REQUIREMENTS
Filter these entries so that only lines with the word "Output" remain.

EXERCISE INPUT
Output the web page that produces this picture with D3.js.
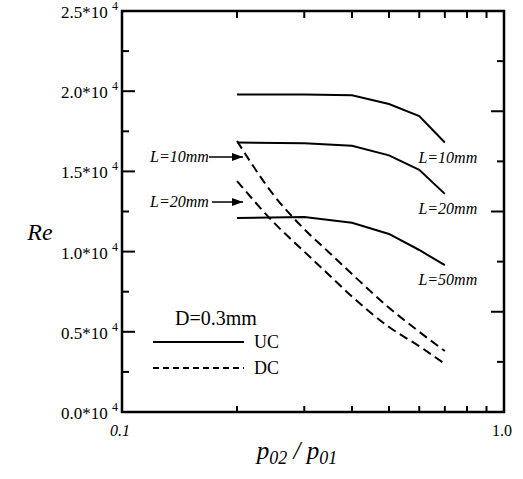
<!DOCTYPE html>
<html>
<head>
<meta charset="utf-8">
<script src="https://cdn.jsdelivr.net/npm/d3@7"></script>
<style>
  body { margin: 0; background: #fff; }
  svg text { font-family: "Liberation Serif", "DejaVu Serif", serif; fill: #000; }
</style>
</head>
<body>
<div id="chart"></div>
<script>
// x values (pressure ratio) for the upstream cavity curves
const xUc = [0.2, 0.3, 0.4, 0.5, 0.6, 0.7];
const uc10 = [19800, 19800, 19750, 19200, 18450, 16800];
const uc20 = [16800, 16750, 16600, 16000, 15100, 13600];
const uc50 = [12100, 12150, 11800, 11100, 10100, 9150];

// downstream cavity curves
const xDc = [0.2, 0.25, 0.3, 0.35, 0.4, 0.5, 0.6, 0.7];
const dc10 = [16900, 13500, 11400, 9900, 8600, 6500, 5000, 3800];
const dc20 = [14400, 11800, 10000, 8500, 7200, 5300, 4100, 3000];

// tick values / labels
const yMajor = [0, 5000, 10000, 15000, 20000, 25000];
const yLabels = ["0.0", "0.5", "1.0", "1.5", "2.0", "2.5"];
const yMinor = [2500, 7500, 12500, 17500, 22500];
const xMajor = [0.1, 1.0];
const xLabels = ["0.1", "1.0"];
const xMinor = [0.2, 0.3, 0.4, 0.5, 0.6, 0.7, 0.8, 0.9];
const rightTicks = [1, 2, 3, 4, 5, 6, 7];

drawChart();

function drawChart() {
  let width = 523, height = 479;
  let left = 122, right = 504, top = 11, bottom = 412;

  let svg = d3.select("#chart").append("svg")
    .attr("width", width)
    .attr("height", height);

  let x = d3.scaleLog().domain([0.1, 1]).range([left, right]);
  let y = d3.scaleLinear().domain([0, 25000]).range([bottom, top]);
  // the right frame uses its own spacing in the original
  let yR = d3.scaleLinear().domain([0, 8]).range([bottom, top]);

  // ticks, all pointing inward
  let g = svg.append("g").attr("stroke", "#000").attr("fill", "none");
  yMajor.forEach(function (v) {
    g.append("line").attr("x1", left).attr("x2", left + 13)
      .attr("y1", y(v)).attr("y2", y(v)).attr("stroke-width", 2);
  });
  yMinor.forEach(function (v) {
    g.append("line").attr("x1", left).attr("x2", left + 7)
      .attr("y1", y(v)).attr("y2", y(v)).attr("stroke-width", 2);
  });
  rightTicks.forEach(function (v) {
    let len = v % 2 === 0 ? 13 : 7;
    g.append("line").attr("x1", right - len).attr("x2", right)
      .attr("y1", yR(v)).attr("y2", yR(v)).attr("stroke-width", 2);
  });
  xMinor.forEach(function (v) {
    g.append("line").attr("x1", x(v)).attr("x2", x(v))
      .attr("y1", bottom).attr("y2", bottom - 6).attr("stroke-width", 2);
    g.append("line").attr("x1", x(v)).attr("x2", x(v))
      .attr("y1", top).attr("y2", top + 7).attr("stroke-width", 2);
  });

  // frame
  svg.append("rect")
    .attr("x", left).attr("y", top)
    .attr("width", right - left).attr("height", bottom - top)
    .attr("fill", "none").attr("stroke", "#000").attr("stroke-width", 2.5);

  // y tick labels like 2.5*10^4
  yMajor.forEach(function (v, i) {
    let t = svg.append("text")
      .attr("x", left - 4).attr("y", y(v) + 7)
      .attr("text-anchor", "end")
      .style("font-size", "17px");
    t.append("tspan").text(yLabels[i] + "*10 ");
    t.append("tspan").attr("dy", -8).style("font-size", "12px").text("4");
  });

  // x tick labels
  xMajor.forEach(function (v, i) {
    svg.append("text")
      .attr("x", x(v) - 2).attr("y", bottom + 24)
      .attr("text-anchor", "middle")
      .style("font-size", "16px")
      .style("font-style", i === 0 ? "italic" : "normal")
      .text(xLabels[i]);
  });

  // axis titles
  svg.append("text")
    .attr("x", 40).attr("y", 240)
    .attr("text-anchor", "middle")
    .style("font-size", "24px").style("font-style", "italic")
    .text("Re");

  let xt = svg.append("text")
    .attr("x", 297).attr("y", 459)
    .attr("text-anchor", "middle")
    .style("font-size", "25px").style("font-style", "italic");
  xt.append("tspan").text("p");
  xt.append("tspan").attr("dy", 5).style("font-size", "18px").text("02");
  xt.append("tspan").attr("dy", -5).text(" / p");
  xt.append("tspan").attr("dy", 5).style("font-size", "18px").text("01");

  // curves
  let line = d3.line()
    .x(function (d) { return x(d[0]); })
    .y(function (d) { return y(d[1]); });

  [uc10, uc20, uc50].forEach(function (s) {
    svg.append("path")
      .datum(d3.zip(xUc, s))
      .attr("d", line)
      .attr("fill", "none").attr("stroke", "#000").attr("stroke-width", 2);
  });
  [dc10, dc20].forEach(function (s) {
    svg.append("path")
      .datum(d3.zip(xDc, s))
      .attr("d", line.curve(d3.curveMonotoneX))
      .attr("fill", "none").attr("stroke", "#000").attr("stroke-width", 2)
      .attr("stroke-dasharray", "9,5");
  });

  // curve labels on the right
  let lab = [["L=10mm", uc10], ["L=20mm", uc20], ["L=50mm", uc50]];
  lab.forEach(function (l) {
    svg.append("text")
      .attr("x", x(0.7) + 3).attr("y", y(l[1][l[1].length - 1]) + 20)
      .attr("text-anchor", "middle")
      .style("font-size", "16px").style("font-style", "italic")
      .text(l[0]);
  });

  // arrow labels for the DC curves
  svg.append("defs").append("marker")
    .attr("id", "arr").attr("viewBox", "0 0 10 10")
    .attr("refX", 10).attr("refY", 5)
    .attr("markerWidth", 11).attr("markerHeight", 8)
    .attr("markerUnits", "userSpaceOnUse")
    .attr("orient", "auto")
    .attr("preserveAspectRatio", "none")
    .append("path").attr("d", "M0,0L10,5L0,10z").attr("fill", "#000");

  let arrows = [["L=10mm", dc10[0]], ["L=20mm", dc20[0]]];
  arrows.forEach(function (a, i) {
    let yy = y(a[1]) + 16 + i * 5;
    svg.append("text")
      .attr("x", 150).attr("y", yy + 5)
      .style("font-size", "16px").style("font-style", "italic")
      .text(a[0]);
    svg.append("line")
      .attr("x1", 209 + i * 3).attr("x2", x(0.2) + 6)
      .attr("y1", yy).attr("y2", yy)
      .attr("stroke", "#000").attr("stroke-width", 1.5)
      .attr("marker-end", "url(#arr)");
  });

  // legend
  svg.append("text")
    .attr("x", 175).attr("y", 325)
    .style("font-size", "20px")
    .text("D=0.3mm");
  svg.append("line")
    .attr("x1", 153).attr("x2", 244).attr("y1", 342).attr("y2", 342)
    .attr("stroke", "#000").attr("stroke-width", 2);
  svg.append("text").attr("x", 254).attr("y", 348)
    .style("font-size", "18px").text("UC");
  svg.append("line")
    .attr("x1", 153).attr("x2", 244).attr("y1", 368).attr("y2", 368)
    .attr("stroke", "#000").attr("stroke-width", 2)
    .attr("stroke-dasharray", "6,4");
  svg.append("text").attr("x", 254).attr("y", 374)
    .style("font-size", "18px").text("DC");
}
</script>
</body>
</html>
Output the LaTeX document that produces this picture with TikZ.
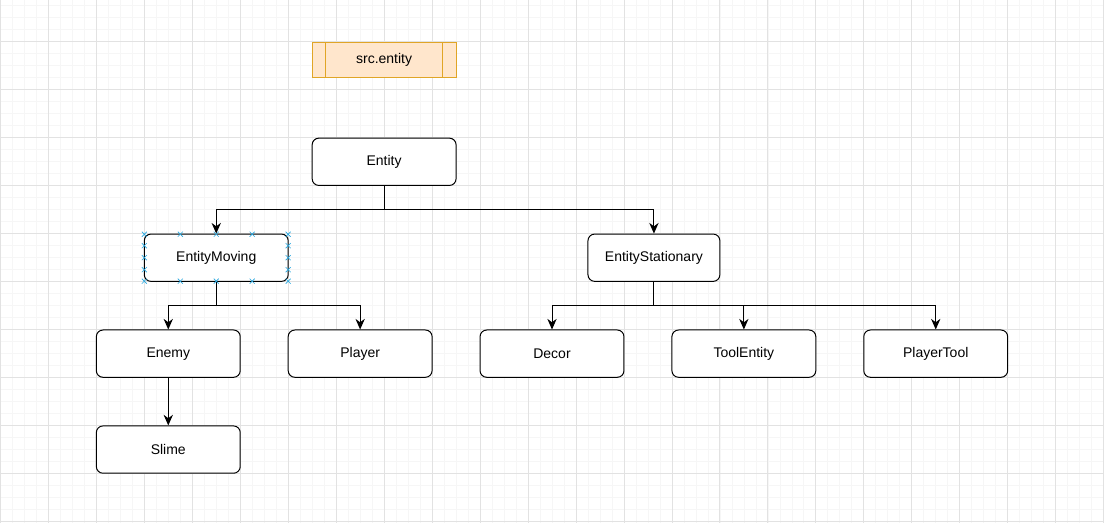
\documentclass[tikz,border=0pt]{standalone}
\usepackage{fontspec}
\setmainfont{Liberation Sans}
\usetikzlibrary{arrows.meta}
\definecolor{gridminor}{HTML}{F6F6F6}
\definecolor{gridmajor}{HTML}{E2E2E2}
\definecolor{pkgfill}{HTML}{FFE6CC}
\definecolor{pkgdraw}{HTML}{E0A526}
\definecolor{handle}{HTML}{29A8E0}
\begin{document}
\begin{tikzpicture}[x=0.75pt,y=-0.75pt,
                    line width=0.75pt,
                    font=\fontsize{10.5}{12}\selectfont]
    \tikzstyle{cls}=[draw=black,fill=white,rounded corners=5pt,minimum width=108pt,minimum height=35.5pt,inner sep=2pt]
    \tikzstyle{pkg}=[cls, rounded corners=0pt, fill=pkgfill, draw=pkgdraw, minimum height=26pt]
    \tikzstyle{arr}=[draw=black,-{Stealth[length=8pt,width=7pt]}]
    \tikzstyle{handlemark}=[draw=handle,line width=0.5pt]

    % background grid
    \fill[white] (0,0) rectangle (1104,523);
    \foreach \gx in {0,12,...,1104} \draw[gridminor,line width=0.5pt] (\gx,0) -- (\gx,523);
    \foreach \gy in {5,17,...,523} \draw[gridminor,line width=0.5pt] (0,\gy) -- (1104,\gy);
    \foreach \gx in {0,48,...,1104} \draw[gridmajor,line width=0.6pt] (\gx,0) -- (\gx,523);
    \foreach \gy in {41,89,...,523} \draw[gridmajor,line width=0.6pt] (0,\gy) -- (1104,\gy);
    \useasboundingbox (0,0) rectangle (1104,523);

    % package label
    \node[pkg] (pkg) at (384,59.5) {src.entity};
    \draw[pkgdraw] ([xshift=10.5pt]pkg.north west) -- ([xshift=10.5pt]pkg.south west);
    \draw[pkgdraw] ([xshift=-10.5pt]pkg.north east) -- ([xshift=-10.5pt]pkg.south east);

    % classes
    \node[cls] (entity) at (384,161.5) {Entity};
    \node[cls] (moving) at (216,257.5) {EntityMoving};
    \node[cls,minimum width=99pt] (stationary) at (654,257.5) {EntityStationary};
    \node[cls] (enemy) at (168,353.5) {Enemy};
    \node[cls] (player) at (360,353.5) {Player};
    \node[cls] (decor) at (552,353.5) {Decor};
    \node[cls] (toolentity) at (744,353.5) {ToolEntity};
    \node[cls] (playertool) at (936,353.5) {PlayerTool};
    \node[cls] (slime) at (168,449.5) {Slime};

    % inheritance
    \draw[arr] (entity.south) -- ++(0,24) -| (moving.north);
    \draw[arr] (entity.south) -- ++(0,24) -| (stationary.north);
    \draw[arr] (moving.south) -- ++(0,24) -| (enemy.north);
    \draw[arr] (moving.south) -- ++(0,24) -| (player.north);
    \draw[arr] (stationary.south) -- ++(0,24) -| (decor.north);
    \draw[arr] (stationary.south) -- ++(0,24) -| (toolentity.north);
    \draw[arr] (stationary.south) -- ++(0,24) -| (playertool.north);
    \draw[arr] (enemy.south) -- (slime.north);

    % selection handles
    \foreach \hx in {144,180,216,252,288} {
        \draw[handlemark] (\hx-2.5,231.5) -- (\hx+2.5,236.5) (\hx-2.5,236.5) -- (\hx+2.5,231.5);
        \draw[handlemark] (\hx-2.5,278.5) -- (\hx+2.5,283.5) (\hx-2.5,283.5) -- (\hx+2.5,278.5);
    }
    \foreach \hy in {245.5,257.5,269.5} {
        \draw[handlemark] (141.5,\hy-2.5) -- (146.5,\hy+2.5) (141.5,\hy+2.5) -- (146.5,\hy-2.5);
        \draw[handlemark] (285.5,\hy-2.5) -- (290.5,\hy+2.5) (285.5,\hy+2.5) -- (290.5,\hy-2.5);
    }
\end{tikzpicture}
\end{document}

FINISHED ANSWER
Output the web page that produces this picture with D3.js.
Output the LaTeX document that produces this picture with TikZ.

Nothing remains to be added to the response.